## EXERCISE TASK
Restate the data word for word and leave the images out.

§ §

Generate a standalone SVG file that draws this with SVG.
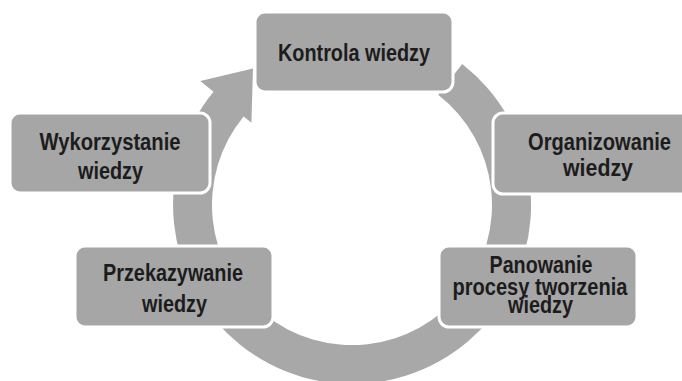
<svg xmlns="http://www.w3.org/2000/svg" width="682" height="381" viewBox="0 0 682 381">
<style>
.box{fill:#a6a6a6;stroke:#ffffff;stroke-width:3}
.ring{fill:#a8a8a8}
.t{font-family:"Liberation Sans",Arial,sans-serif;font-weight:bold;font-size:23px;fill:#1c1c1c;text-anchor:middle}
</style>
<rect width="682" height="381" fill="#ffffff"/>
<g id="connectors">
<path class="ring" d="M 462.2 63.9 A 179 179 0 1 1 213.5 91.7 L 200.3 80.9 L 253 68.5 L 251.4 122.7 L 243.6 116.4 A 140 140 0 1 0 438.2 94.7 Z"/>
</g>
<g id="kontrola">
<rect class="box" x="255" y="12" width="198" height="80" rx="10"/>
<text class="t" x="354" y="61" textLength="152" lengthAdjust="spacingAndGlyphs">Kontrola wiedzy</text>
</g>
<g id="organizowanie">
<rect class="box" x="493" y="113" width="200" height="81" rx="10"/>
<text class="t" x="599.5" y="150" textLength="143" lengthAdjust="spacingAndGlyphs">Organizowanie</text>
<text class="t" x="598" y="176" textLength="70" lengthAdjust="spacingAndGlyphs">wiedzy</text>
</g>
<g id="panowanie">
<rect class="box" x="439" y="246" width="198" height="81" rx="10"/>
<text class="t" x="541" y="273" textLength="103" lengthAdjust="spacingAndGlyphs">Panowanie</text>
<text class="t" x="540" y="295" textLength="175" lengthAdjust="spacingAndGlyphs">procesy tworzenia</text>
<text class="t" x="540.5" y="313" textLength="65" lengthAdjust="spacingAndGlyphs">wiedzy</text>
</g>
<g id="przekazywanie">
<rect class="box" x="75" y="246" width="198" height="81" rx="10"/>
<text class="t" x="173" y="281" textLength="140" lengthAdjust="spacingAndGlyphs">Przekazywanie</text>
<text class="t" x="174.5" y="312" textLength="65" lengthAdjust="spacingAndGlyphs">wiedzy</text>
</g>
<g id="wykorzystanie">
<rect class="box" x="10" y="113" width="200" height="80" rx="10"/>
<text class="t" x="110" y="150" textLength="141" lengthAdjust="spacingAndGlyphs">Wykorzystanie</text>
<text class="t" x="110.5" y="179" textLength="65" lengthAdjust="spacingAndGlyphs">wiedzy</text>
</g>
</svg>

§ §

## RESULT OF THIS EXERCISE
Generate a standalone SVG file that draws this with SVG.
<svg xmlns="http://www.w3.org/2000/svg" width="682" height="381" viewBox="0 0 682 381">
<style>
.box{fill:#a6a6a6;stroke:#ffffff;stroke-width:3}
.ring{fill:#a8a8a8}
.t{font-family:"Liberation Sans",Arial,sans-serif;font-weight:bold;font-size:23px;fill:#1c1c1c;text-anchor:middle}
</style>
<rect width="682" height="381" fill="#ffffff"/>
<g id="connectors">
<path class="ring" d="M 462.2 63.9 A 179 179 0 1 1 213.5 91.7 L 200.3 80.9 L 253 68.5 L 251.4 122.7 L 243.6 116.4 A 140 140 0 1 0 438.2 94.7 Z"/>
</g>
<g id="kontrola">
<rect class="box" x="255" y="12" width="198" height="80" rx="10"/>
<text class="t" x="354" y="61" textLength="152" lengthAdjust="spacingAndGlyphs">Kontrola wiedzy</text>
</g>
<g id="organizowanie">
<rect class="box" x="493" y="113" width="200" height="81" rx="10"/>
<text class="t" x="599.5" y="150" textLength="143" lengthAdjust="spacingAndGlyphs">Organizowanie</text>
<text class="t" x="598" y="176" textLength="70" lengthAdjust="spacingAndGlyphs">wiedzy</text>
</g>
<g id="panowanie">
<rect class="box" x="439" y="246" width="198" height="81" rx="10"/>
<text class="t" x="541" y="273" textLength="103" lengthAdjust="spacingAndGlyphs">Panowanie</text>
<text class="t" x="540" y="295" textLength="175" lengthAdjust="spacingAndGlyphs">procesy tworzenia</text>
<text class="t" x="540.5" y="313" textLength="65" lengthAdjust="spacingAndGlyphs">wiedzy</text>
</g>
<g id="przekazywanie">
<rect class="box" x="75" y="246" width="198" height="81" rx="10"/>
<text class="t" x="173" y="281" textLength="140" lengthAdjust="spacingAndGlyphs">Przekazywanie</text>
<text class="t" x="174.5" y="312" textLength="65" lengthAdjust="spacingAndGlyphs">wiedzy</text>
</g>
<g id="wykorzystanie">
<rect class="box" x="10" y="113" width="200" height="80" rx="10"/>
<text class="t" x="110" y="150" textLength="141" lengthAdjust="spacingAndGlyphs">Wykorzystanie</text>
<text class="t" x="110.5" y="179" textLength="65" lengthAdjust="spacingAndGlyphs">wiedzy</text>
</g>
</svg>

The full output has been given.